Do you guys think this will work?

[brandontran87]

I am making a locking mechanism with a very powerful magnet. The electromagnet in the diagram is held in place. Basically when the electromagnet turns on it will push the permanent magnet out. Here is a picture of what I want to do.
http://www.mypicx.com/05202009/fas/

 

[berkeman]

I am making a locking mechanism with a very powerful magnet. The electromagnet in the diagram is held in place. Basically when the electromagnet turns on it will push the permanent magnet out. Here is a picture of what I want to do.
http://www.mypicx.com/05202009/fas/

Welcome to the PF. The traditional way to do that function is with a solenoid, which attracts a ferrous bolt into a soltnoid with the current flows through the solenoid (Quiz Question -- why does it attract the bolt?).

The problem with using a permanent magnet to be repelled by the coil field, is that the coil field will tend to demagnetize the permanent magnet over time. If you could use two opposing electromagnets, you would not have that problem. But the traditional solenoid arrangement is usually the most cost-effective arrangement for generating linear forces with a current input.

 

[brandontran87]

I see. So what you're saying is that I should build a solenoid of some sort and maybe place an iron bolt inside that is spring loaded? That is very interesting. Do they sell these things or do you think it's better for me to make it myself?

edit: lol nvm, you don't have to answer that. Just found out what latching solenoids are. heh thanks man!

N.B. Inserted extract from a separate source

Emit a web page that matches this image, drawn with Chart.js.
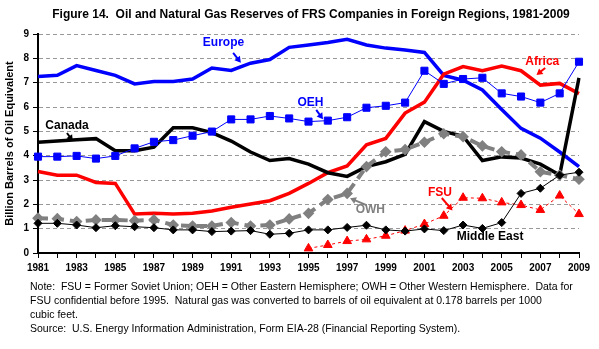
<!DOCTYPE html>
<html>
<head>
<meta charset="utf-8">
<script src="https://cdn.jsdelivr.net/npm/chart.js@4.4.1/dist/chart.umd.min.js"></script>
<style>
  body { margin: 0; background: #fff; }
  canvas { display: block; }
</style>
</head>
<body>
<canvas id="myChart" width="599" height="349"></canvas>
<script>
// values, billion barrels of oil equivalent
const years = ["1981", "1982", "1983", "1984", "1985", "1986", "1987", "1988", "1989", "1990",
  "1991", "1992", "1993", "1994", "1995", "1996", "1997", "1998", "1999", "2000",
  "2001", "2002", "2003", "2004", "2005", "2006", "2007", "2008", "2009"];

const europe = [7.25, 7.3, 7.7, 7.5, 7.3, 6.95, 7.05, 7.05, 7.15, 7.6, 7.5, 7.8, 7.95, 8.45, 8.55,
  8.65, 8.78, 8.55, 8.42, 8.34, 8.24, 7.3, 7.1, 6.7, 5.9, 5.12, 4.72, 4.15, 3.55];
const oeh = [3.96, 3.96, 3.99, 3.88, 3.99, 4.3, 4.57, 4.64, 4.82, 4.99, 5.49, 5.49, 5.63, 5.53, 5.4,
  5.44, 5.58, 5.97, 6.05, 6.18, 7.49, 6.95, 7.15, 7.2, 6.56, 6.43, 6.18, 6.56, 7.86];
const africa = [3.35, 3.2, 3.2, 2.9, 2.86, 1.6, 1.63, 1.6, 1.63, 1.73, 1.88, 2.01, 2.15, 2.45, 2.86,
  3.3, 3.58, 4.45, 4.71, 5.75, 6.2, 7.35, 7.66, 7.49, 7.68, 7.49, 6.9, 6.97, 6.55];
const canada = [4.55, 4.6, 4.65, 4.7, 4.2, 4.2, 4.35, 5.15, 5.15, 4.95, 4.6, 4.15, 3.8, 3.88, 3.65,
  3.3, 3.15, 3.55, 3.75, 4.05, 5.4, 5.0, 4.8, 3.8, 3.95, 3.9, 3.65, 3.2, 7.2];
const middleEast = [1.22, 1.22, 1.15, 1.04, 1.12, 1.08, 1.04, 0.95, 0.95, 0.88, 0.9, 0.92, 0.77, 0.81, 0.95,
  0.95, 1.05, 1.14, 0.95, 0.9, 0.99, 0.92, 1.15, 1.01, 1.25, 2.45, 2.66, 3.2, 3.32];
const owh = [1.43, 1.41, 1.29, 1.36, 1.36, 1.33, 1.36, 1.15, 1.11, 1.11, 1.25, 1.11, 1.15, 1.4, 1.63,
  2.2, 2.45, 3.55, 4.16, 4.25, 4.55, 4.9, 4.78, 4.4, 4.16, 4.03, 3.34, 3.2, 3.03];
const fsu = [null, null, null, null, null, null, null, null, null, null, null, null, null, null, 0.19,
  0.33, 0.49, 0.56, 0.71, 0.92, 1.19, 1.53, 2.27, 2.25, 2.08, 1.97, 1.77, 2.36, 1.6];

const yTicks = [0, 1, 2, 3, 4, 5, 6, 7, 8, 9];

const FONT = "'Liberation Sans', Arial, sans-serif";
const BLUE = "#0000ff";
const RED = "#ff0000";
const GREY = "#808080";

const title = "Figure 14.  Oil and Natural Gas Reserves of FRS Companies in Foreign Regions, 1981-2009";
const notes = [
  "Note:  FSU = Former Soviet Union; OEH = Other Eastern Hemisphere; OWH = Other Western Hemisphere.  Data for",
  "FSU confidential before 1995.  Natural gas was converted to barrels of oil equivalent at 0.178 barrels per 1000",
  "cubic feet.",
  "Source:  U.S. Energy Information Administration, Form EIA-28 (Financial Reporting System).",
];

// series labels, placed in data units (year, value)
const callouts = [
  { text: "Europe", color: BLUE, at: [1990.6, 8.63], arrow: [[1991.1, 8.22], [1991.5, 7.82]] },
  { text: "Canada", color: "#000", at: [1982.5, 5.22], arrow: [[1982.5, 4.93], [1982.8, 4.6]] },
  { text: "OEH", color: BLUE, at: [1995.1, 6.17], arrow: [[1995.4, 5.88], [1995.75, 5.5]] },
  { text: "Africa", color: RED, at: [2007.1, 7.85], arrow: [[2007.25, 7.6], [2006.8, 7.32]] },
  { text: "OWH", color: GREY, at: [1998.2, 1.77], arrow: [[1998.0, 1.97], [1997.15, 2.25]] },
  { text: "FSU", color: RED, at: [2001.8, 2.47], arrow: [[2001.9, 2.26], [2002.45, 1.75]] },
  { text: "Middle East", color: "#000", at: [2004.4, 0.66] },
];

function drawArrow(ctx, x1, y1, x2, y2, color) {
  const a = Math.atan2(y2 - y1, x2 - x1);
  ctx.strokeStyle = color;
  ctx.fillStyle = color;
  ctx.lineWidth = 2;
  ctx.beginPath();
  ctx.moveTo(x1, y1);
  ctx.lineTo(x2 - 3 * Math.cos(a), y2 - 3 * Math.sin(a));
  ctx.stroke();
  ctx.beginPath();
  ctx.moveTo(x2, y2);
  ctx.lineTo(x2 - 6 * Math.cos(a) + 3.5 * Math.sin(a), y2 - 6 * Math.sin(a) - 3.5 * Math.cos(a));
  ctx.lineTo(x2 - 6 * Math.cos(a) - 3.5 * Math.sin(a), y2 - 6 * Math.sin(a) + 3.5 * Math.cos(a));
  ctx.closePath();
  ctx.fill();
}

const textPlugin = {
  id: "figureText",
  afterDraw(chart) {
    const { ctx } = chart;
    const xs = chart.scales.x;
    const ys = chart.scales.y;
    const px = (yr) => xs.getPixelForValue(yr - 1981);
    const py = (v) => ys.getPixelForValue(v);

    ctx.save();
    ctx.fillStyle = "#000";
    ctx.textAlign = "center";
    ctx.textBaseline = "middle";
    ctx.font = "bold 12px " + FONT;
    ctx.fillText(title, 311, 15);

    callouts.forEach((c) => {
      ctx.font = "bold 12px " + FONT;
      ctx.fillStyle = c.color;
      ctx.textAlign = "center";
      ctx.fillText(c.text, px(c.at[0]), py(c.at[1]));
      if (c.arrow) {
        drawArrow(ctx, px(c.arrow[0][0]), py(c.arrow[0][1]), px(c.arrow[1][0]), py(c.arrow[1][1]), c.color);
      }
    });

    ctx.font = "10.5px " + FONT;
    ctx.fillStyle = "#000";
    ctx.textAlign = "left";
    notes.forEach((line, i) => {
      ctx.fillText(line, 30, 287 + i * 14);
    });
    ctx.restore();
  },
};

const tickFont = { family: FONT, size: 10, weight: "bold" };

const ctx = document.getElementById("myChart");

const chart = new Chart(ctx, {
  type: "line",
  data: {
    labels: years,
    datasets: [
      { label: "Middle East", data: middleEast, borderColor: "#000", backgroundColor: "#000", borderWidth: 1,
        pointStyle: "rectRot", pointRadius: 4, order: 0 },
      { label: "FSU", data: fsu, borderColor: RED, backgroundColor: RED, borderWidth: 1, borderDash: [3, 3],
        pointStyle: "triangle", pointRadius: 5, order: 0 },
      { label: "OEH", data: oeh, borderColor: BLUE, backgroundColor: BLUE, borderWidth: 1,
        pointStyle: "rect", pointRadius: 5, order: 0 },
      { label: "OWH", data: owh, borderColor: GREY, backgroundColor: GREY, borderWidth: 4, borderDash: [10, 6],
        pointStyle: "rectRot", pointRadius: 3, order: 1 },
      { label: "Canada", data: canada, borderColor: "#000", borderWidth: 3.5, pointRadius: 0, order: 1 },
      { label: "Africa", data: africa, borderColor: RED, borderWidth: 3.5, pointRadius: 0, order: 1 },
      { label: "Europe", data: europe, borderColor: BLUE, borderWidth: 3.5, pointRadius: 0, order: 1 },
    ],
  },
  options: {
    responsive: false,
    animation: false,
    devicePixelRatio: 1,
    layout: { padding: { left: 0, right: 20, top: 34, bottom: 76 } },
    elements: { line: { tension: 0 }, point: { borderWidth: 0, hoverRadius: 0 } },
    plugins: {
      legend: { display: false },
      title: { display: false },
      tooltip: { enabled: false },
    },
    scales: {
      x: {
        offset: false,
        grid: { drawOnChartArea: false, tickLength: 5, color: "#000" },
        border: { color: "#000", width: 2 },
        ticks: {
          autoSkip: false,
          maxRotation: 0,
          padding: 4,
          color: "#000",
          font: tickFont,
          callback: (v, i) => (i % 2 === 0 ? years[i] : ""),
        },
        afterFit: (s) => { s.height = 20; },
      },
      y: {
        min: 0,
        max: 9,
        afterBuildTicks: (s) => { s.ticks = yTicks.map((v) => ({ value: v })); },
        ticks: { padding: 4, color: "#000", font: tickFont },
        grid: {
          color: (c) => (c.tick && c.tick.value === 0 ? "rgba(0,0,0,0)" : "#999"),
          tickColor: "#000",
          tickLength: 5,
        },
        border: { color: "#000", width: 2, dash: [4, 3] },
        title: {
          display: true,
          text: "Billion Barrels of Oil Equivalent",
          color: "#000",
          font: { family: FONT, size: 11, weight: "bold" },
          padding: 3,
        },
        afterFit: (s) => { s.width = 38; },
      },
    },
  },
  plugins: [textPlugin],
});
</script>
</body>
</html>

Another question. Why will the coil field demagnetize the permanent magnet?

 

[berkeman]

Another question. Why will the coil field demagnetize the permanent magnet?

Just as a magnetic field in one direction is used to magnetize the magnet, a magnetic field in the opposite direction will serve to demagnetize it (or even magnetize it in the opposite direction, if the field is stong enough).

A permanent magnet is just a magnetic material with magnetization at one end of its hysteresis loop:

http://en.wikipedia.org/wiki/Magnetic_hysteresis#Magnetic_hysteresis

.

 

[Danger]

One thing to consider while designing this thing is whether you want it 'fail safe' or 'fail secure'. Ie: if the electromagnet loses power, do you want the door unlocked or locked?

 

[russ_watters]

Ie, many commercial buildings use purely magnetic locks (a magnet literally holds the door closed). They release when power is lost, which can be advantageous for an emergency.

 

[berkeman]

Ie, many commercial buildings use purely magnetic locks (a magnet literally holds the door closed). They release when power is lost, which can be advantageous for an emergency.

Those are internal doors, obviously. Our elevators are also designed to drop to Floor 1 and open their doors in emergencies. We test those things pretty regularly.

 

[russ_watters]

Those are internal doors, obviously. Our elevators are also designed to drop to Floor 1 and open their doors in emergencies. We test those things pretty regularly.

Yes. And ironically, the opposite also exists (didn't think of it when I wrote that last post). Fire doors can be propped open normally if they are held open by a magnet, closing (but not locking) in the event of a fire to stop it from spreading.